Wenn die gelben Strategen nämlich nach den Gründen der Septemberpleite forschen, wird ihnen nicht entgehen, dass die Euro-»Rettungspolitik« der Union die entscheidenden ein, zwei Prozent gekostet hat: Wer sich von den Parolen des sogenannten Eurorebellen Frank Schäffler angezogen gefühlt hatte, könnte seine Stimme diesmal der AfD gegeben haben. Insofern steht die FDP vor einer komplizierten Gratwanderung: Sie muss den schrill-rechtsliberalen Schäffler-Flügel halten, ohne der AfD zu viel Wasser auf die Mühle zu leiten. Zugleich müssen sie sich im Angela-Merkel-Mainstream behaupten, um weiterhin als kommoder Regierungspartner zu gelten. Und drittens müssen sie um neue, eher linksliberale Stimmen buhlen, um die absehbaren Verluste an die AfD zu kompensieren. Auf diesem Spielfeld tritt die FDP u. a. gegen die ihrerseits kriselnde Piratenpartei an - so klein sind derzeit die von Lindner zu backenden Brötchen. Doch ist ein solcher Doppelspagat überhaupt möglich?
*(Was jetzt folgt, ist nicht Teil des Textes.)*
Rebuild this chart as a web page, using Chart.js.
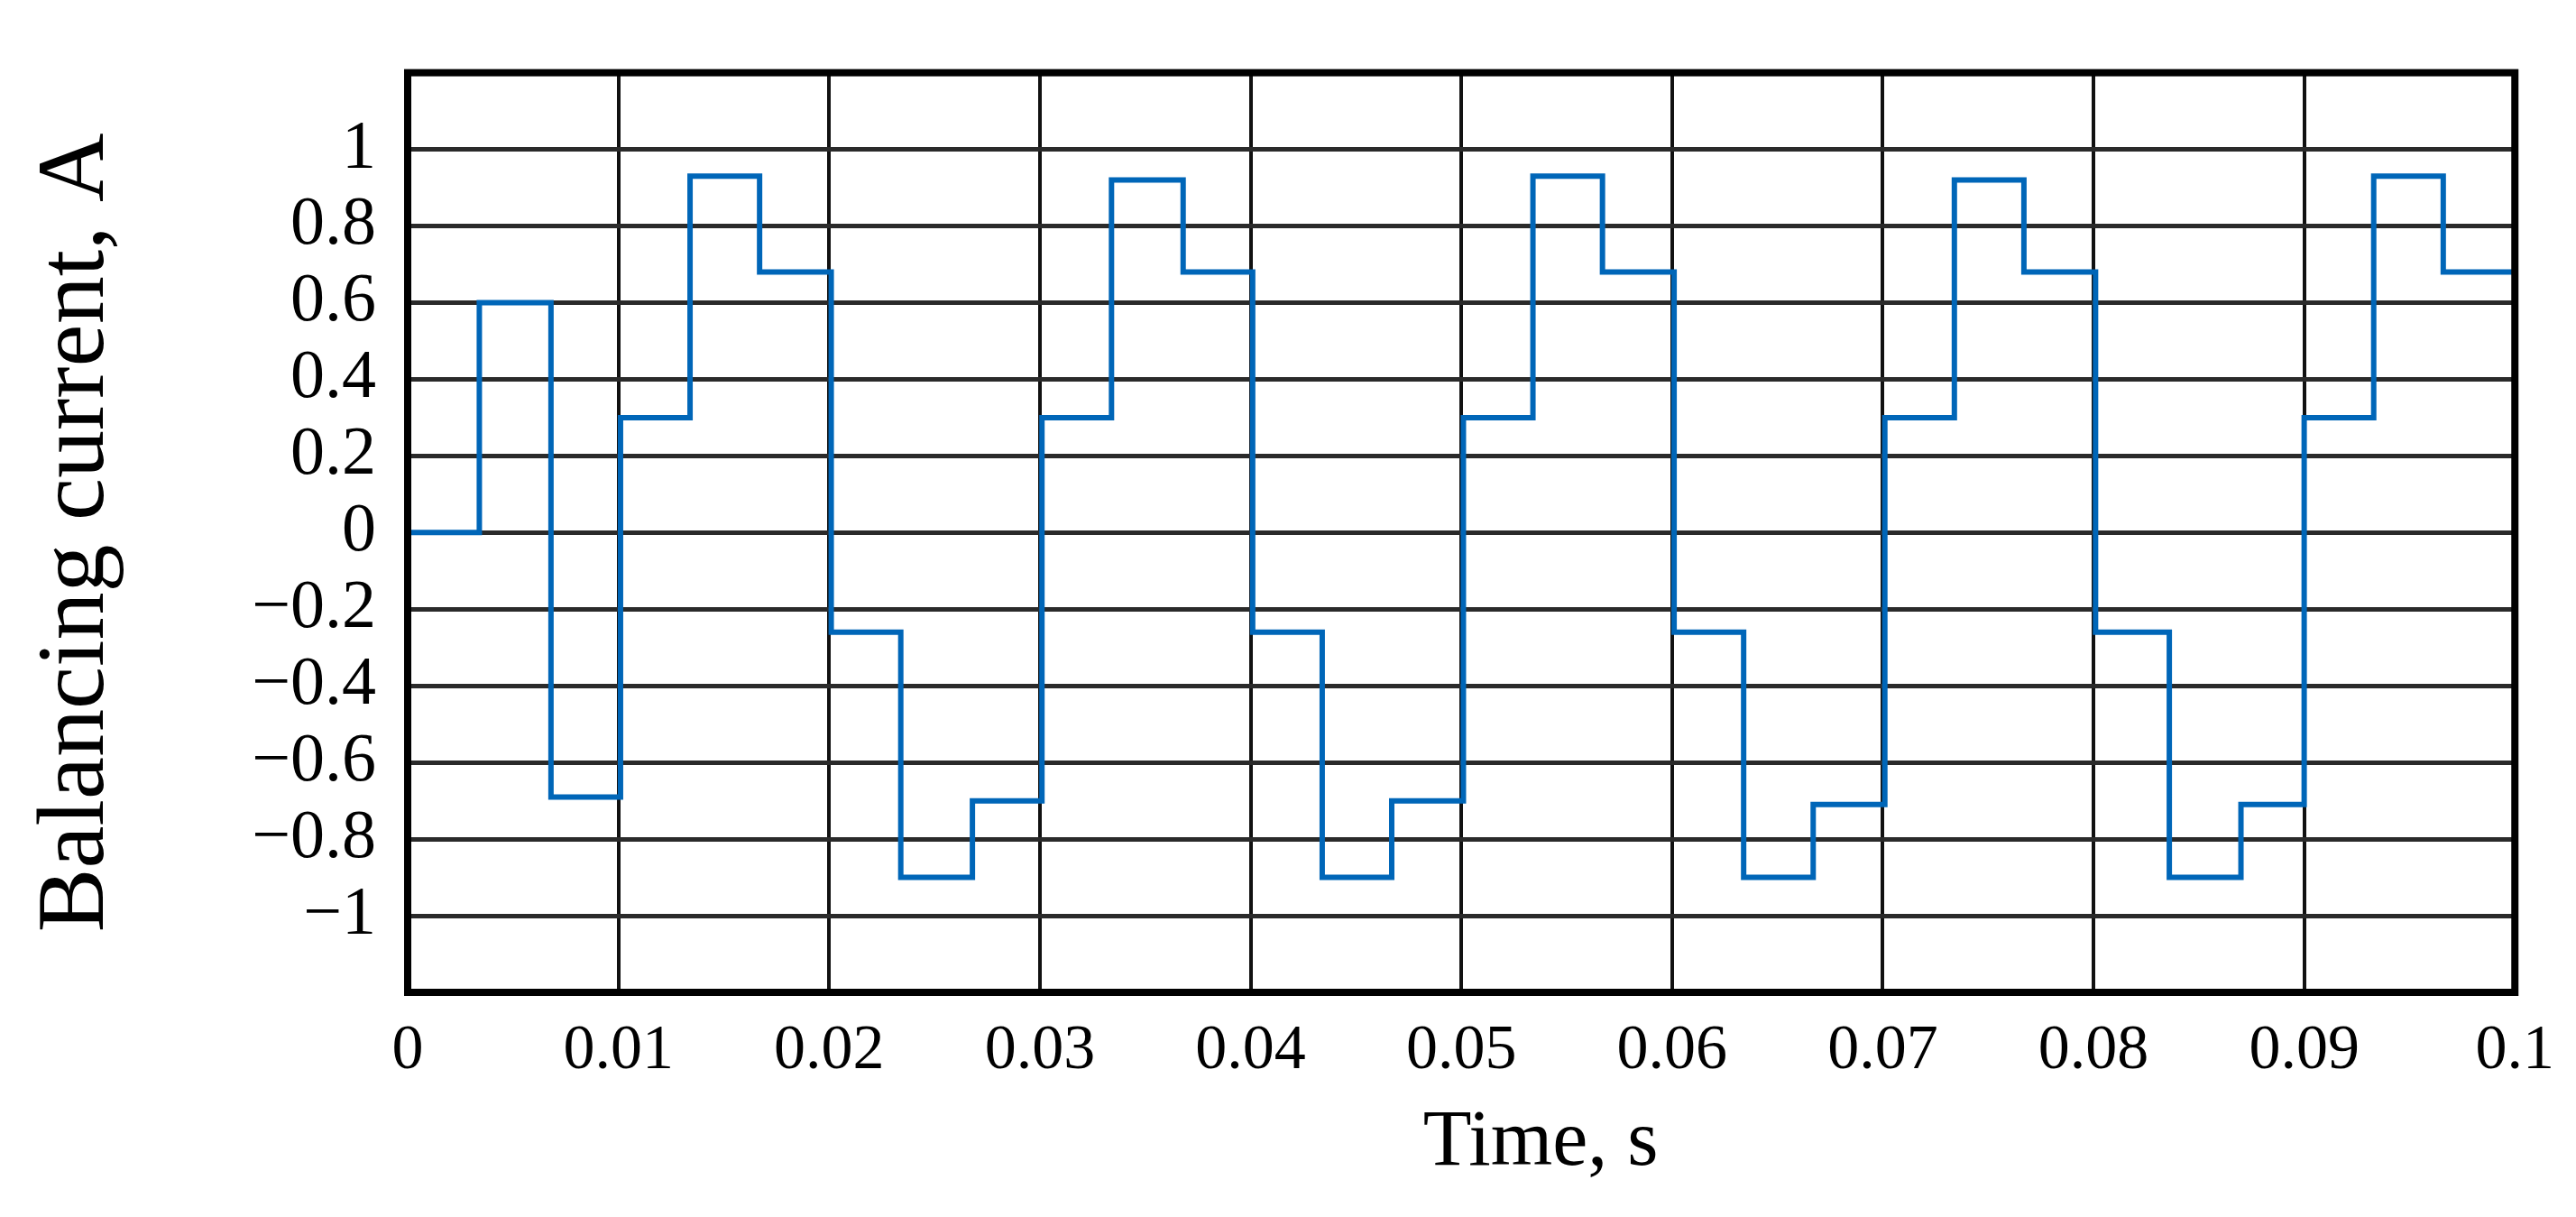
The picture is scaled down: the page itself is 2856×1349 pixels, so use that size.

Es ist bezeichnend für die Lage der FDP, dass Hans-Dietrich Genscher in Stuttgart als Impulsgeber erwartet wird und für staatsmännisches Gewicht sorgen soll. Ex-Bundesjustizministerin Sabine Leutheusser-Schnarrenberger rief zu Zusammenhalt und Mittigkeit auf; der »Neuen Osnabrücker Zeitung« sagte sie, es gehe um »ein starkes Europa und einen stabilen Euro«. Der Chef der Jungen Liberalen, Alexander Hahn, forderte im SWR das Gegenteil, nämlich mehr Mitbestimmung und Debatte. Die Exminister Guido Westerwelle und Daniel Bahr haben offenbar abgesagt. Ob Exparteichef Philipp Rösler und Exfraktionschef Rainer Brüderle kommen, war ungewiss.